* Start *

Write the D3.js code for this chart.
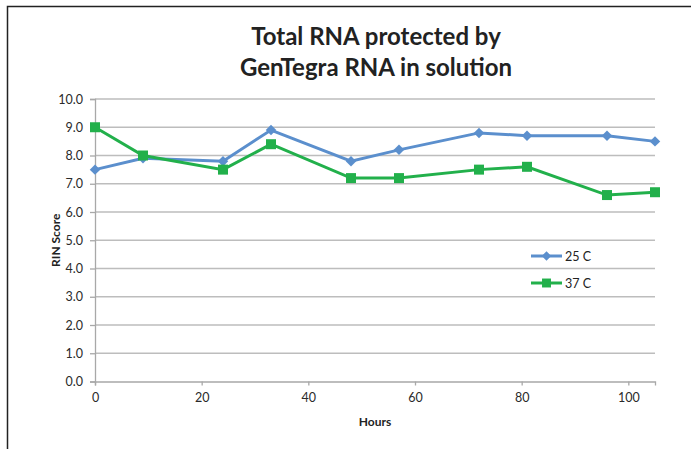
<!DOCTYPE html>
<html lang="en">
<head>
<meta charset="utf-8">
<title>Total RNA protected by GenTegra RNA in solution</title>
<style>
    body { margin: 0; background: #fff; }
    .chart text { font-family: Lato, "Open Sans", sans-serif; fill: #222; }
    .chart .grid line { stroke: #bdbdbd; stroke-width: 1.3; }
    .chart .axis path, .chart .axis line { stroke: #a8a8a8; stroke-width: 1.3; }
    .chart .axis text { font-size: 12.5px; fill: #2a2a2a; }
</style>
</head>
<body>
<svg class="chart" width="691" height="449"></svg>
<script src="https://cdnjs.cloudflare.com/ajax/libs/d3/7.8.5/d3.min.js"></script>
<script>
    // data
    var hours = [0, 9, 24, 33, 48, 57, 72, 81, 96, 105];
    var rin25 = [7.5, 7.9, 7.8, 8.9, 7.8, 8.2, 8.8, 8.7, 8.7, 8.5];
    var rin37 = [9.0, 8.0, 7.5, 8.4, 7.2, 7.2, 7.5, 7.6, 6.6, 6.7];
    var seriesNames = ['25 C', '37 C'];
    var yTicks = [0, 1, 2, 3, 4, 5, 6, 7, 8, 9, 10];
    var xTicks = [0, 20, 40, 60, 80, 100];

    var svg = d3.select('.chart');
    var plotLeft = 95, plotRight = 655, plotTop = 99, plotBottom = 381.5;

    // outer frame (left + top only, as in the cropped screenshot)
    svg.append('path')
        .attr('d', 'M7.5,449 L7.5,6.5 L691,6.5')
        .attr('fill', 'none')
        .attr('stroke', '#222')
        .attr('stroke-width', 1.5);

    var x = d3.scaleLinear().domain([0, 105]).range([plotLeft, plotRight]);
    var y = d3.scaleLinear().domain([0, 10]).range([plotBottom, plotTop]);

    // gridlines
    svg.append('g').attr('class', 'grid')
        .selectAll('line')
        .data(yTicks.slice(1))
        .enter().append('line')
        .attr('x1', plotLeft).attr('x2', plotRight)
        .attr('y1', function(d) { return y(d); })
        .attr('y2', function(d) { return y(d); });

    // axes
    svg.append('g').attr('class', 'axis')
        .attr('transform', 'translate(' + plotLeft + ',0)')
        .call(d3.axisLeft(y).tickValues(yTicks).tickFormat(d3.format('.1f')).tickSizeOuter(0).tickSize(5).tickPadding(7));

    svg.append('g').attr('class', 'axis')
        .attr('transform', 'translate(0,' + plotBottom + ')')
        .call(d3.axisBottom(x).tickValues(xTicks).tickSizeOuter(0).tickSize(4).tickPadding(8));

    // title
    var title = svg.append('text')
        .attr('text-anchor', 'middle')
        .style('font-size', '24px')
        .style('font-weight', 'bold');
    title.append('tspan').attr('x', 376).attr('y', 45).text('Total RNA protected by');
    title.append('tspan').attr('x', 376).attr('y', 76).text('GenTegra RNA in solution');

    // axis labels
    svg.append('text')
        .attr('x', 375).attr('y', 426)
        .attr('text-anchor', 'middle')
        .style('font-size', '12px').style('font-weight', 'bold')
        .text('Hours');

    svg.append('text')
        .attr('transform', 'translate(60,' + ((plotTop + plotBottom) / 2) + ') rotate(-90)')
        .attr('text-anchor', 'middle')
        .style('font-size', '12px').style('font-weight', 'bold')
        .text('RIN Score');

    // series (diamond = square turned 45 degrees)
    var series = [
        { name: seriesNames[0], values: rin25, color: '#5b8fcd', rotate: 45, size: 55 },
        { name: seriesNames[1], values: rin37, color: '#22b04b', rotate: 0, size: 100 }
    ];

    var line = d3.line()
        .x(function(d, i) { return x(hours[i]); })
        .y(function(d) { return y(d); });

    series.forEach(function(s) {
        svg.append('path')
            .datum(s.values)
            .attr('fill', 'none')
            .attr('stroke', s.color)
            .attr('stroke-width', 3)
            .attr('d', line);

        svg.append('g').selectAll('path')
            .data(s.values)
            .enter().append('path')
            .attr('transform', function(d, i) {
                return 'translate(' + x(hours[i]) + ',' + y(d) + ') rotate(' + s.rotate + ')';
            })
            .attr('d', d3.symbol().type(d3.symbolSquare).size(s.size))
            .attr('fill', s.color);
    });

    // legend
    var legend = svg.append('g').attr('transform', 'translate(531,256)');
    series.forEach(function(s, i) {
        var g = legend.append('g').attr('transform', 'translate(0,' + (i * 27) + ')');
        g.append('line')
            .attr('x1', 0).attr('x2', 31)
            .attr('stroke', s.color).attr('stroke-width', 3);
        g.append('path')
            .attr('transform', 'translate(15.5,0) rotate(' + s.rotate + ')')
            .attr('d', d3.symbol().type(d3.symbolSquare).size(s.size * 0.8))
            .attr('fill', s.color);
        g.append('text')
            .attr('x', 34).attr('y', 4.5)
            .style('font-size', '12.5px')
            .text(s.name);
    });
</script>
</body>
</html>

* End *

Your task is to reproduce all of the material exactly. The pictures stay out.

* Task solution:
Write the D3.js code for this chart.
<!DOCTYPE html>
<html lang="en">
<head>
<meta charset="utf-8">
<title>Total RNA protected by GenTegra RNA in solution</title>
<style>
    body { margin: 0; background: #fff; }
    .chart text { font-family: Lato, "Open Sans", sans-serif; fill: #222; }
    .chart .grid line { stroke: #bdbdbd; stroke-width: 1.3; }
    .chart .axis path, .chart .axis line { stroke: #a8a8a8; stroke-width: 1.3; }
    .chart .axis text { font-size: 12.5px; fill: #2a2a2a; }
</style>
</head>
<body>
<svg class="chart" width="691" height="449"></svg>
<script src="https://cdnjs.cloudflare.com/ajax/libs/d3/7.8.5/d3.min.js"></script>
<script>
    // data
    var hours = [0, 9, 24, 33, 48, 57, 72, 81, 96, 105];
    var rin25 = [7.5, 7.9, 7.8, 8.9, 7.8, 8.2, 8.8, 8.7, 8.7, 8.5];
    var rin37 = [9.0, 8.0, 7.5, 8.4, 7.2, 7.2, 7.5, 7.6, 6.6, 6.7];
    var seriesNames = ['25 C', '37 C'];
    var yTicks = [0, 1, 2, 3, 4, 5, 6, 7, 8, 9, 10];
    var xTicks = [0, 20, 40, 60, 80, 100];

    var svg = d3.select('.chart');
    var plotLeft = 95, plotRight = 655, plotTop = 99, plotBottom = 381.5;

    // outer frame (left + top only, as in the cropped screenshot)
    svg.append('path')
        .attr('d', 'M7.5,449 L7.5,6.5 L691,6.5')
        .attr('fill', 'none')
        .attr('stroke', '#222')
        .attr('stroke-width', 1.5);

    var x = d3.scaleLinear().domain([0, 105]).range([plotLeft, plotRight]);
    var y = d3.scaleLinear().domain([0, 10]).range([plotBottom, plotTop]);

    // gridlines
    svg.append('g').attr('class', 'grid')
        .selectAll('line')
        .data(yTicks.slice(1))
        .enter().append('line')
        .attr('x1', plotLeft).attr('x2', plotRight)
        .attr('y1', function(d) { return y(d); })
        .attr('y2', function(d) { return y(d); });

    // axes
    svg.append('g').attr('class', 'axis')
        .attr('transform', 'translate(' + plotLeft + ',0)')
        .call(d3.axisLeft(y).tickValues(yTicks).tickFormat(d3.format('.1f')).tickSizeOuter(0).tickSize(5).tickPadding(7));

    svg.append('g').attr('class', 'axis')
        .attr('transform', 'translate(0,' + plotBottom + ')')
        .call(d3.axisBottom(x).tickValues(xTicks).tickSizeOuter(0).tickSize(4).tickPadding(8));

    // title
    var title = svg.append('text')
        .attr('text-anchor', 'middle')
        .style('font-size', '24px')
        .style('font-weight', 'bold');
    title.append('tspan').attr('x', 376).attr('y', 45).text('Total RNA protected by');
    title.append('tspan').attr('x', 376).attr('y', 76).text('GenTegra RNA in solution');

    // axis labels
    svg.append('text')
        .attr('x', 375).attr('y', 426)
        .attr('text-anchor', 'middle')
        .style('font-size', '12px').style('font-weight', 'bold')
        .text('Hours');

    svg.append('text')
        .attr('transform', 'translate(60,' + ((plotTop + plotBottom) / 2) + ') rotate(-90)')
        .attr('text-anchor', 'middle')
        .style('font-size', '12px').style('font-weight', 'bold')
        .text('RIN Score');

    // series (diamond = square turned 45 degrees)
    var series = [
        { name: seriesNames[0], values: rin25, color: '#5b8fcd', rotate: 45, size: 55 },
        { name: seriesNames[1], values: rin37, color: '#22b04b', rotate: 0, size: 100 }
    ];

    var line = d3.line()
        .x(function(d, i) { return x(hours[i]); })
        .y(function(d) { return y(d); });

    series.forEach(function(s) {
        svg.append('path')
            .datum(s.values)
            .attr('fill', 'none')
            .attr('stroke', s.color)
            .attr('stroke-width', 3)
            .attr('d', line);

        svg.append('g').selectAll('path')
            .data(s.values)
            .enter().append('path')
            .attr('transform', function(d, i) {
                return 'translate(' + x(hours[i]) + ',' + y(d) + ') rotate(' + s.rotate + ')';
            })
            .attr('d', d3.symbol().type(d3.symbolSquare).size(s.size))
            .attr('fill', s.color);
    });

    // legend
    var legend = svg.append('g').attr('transform', 'translate(531,256)');
    series.forEach(function(s, i) {
        var g = legend.append('g').attr('transform', 'translate(0,' + (i * 27) + ')');
        g.append('line')
            .attr('x1', 0).attr('x2', 31)
            .attr('stroke', s.color).attr('stroke-width', 3);
        g.append('path')
            .attr('transform', 'translate(15.5,0) rotate(' + s.rotate + ')')
            .attr('d', d3.symbol().type(d3.symbolSquare).size(s.size * 0.8))
            .attr('fill', s.color);
        g.append('text')
            .attr('x', 34).attr('y', 4.5)
            .style('font-size', '12.5px')
            .text(s.name);
    });
</script>
</body>
</html>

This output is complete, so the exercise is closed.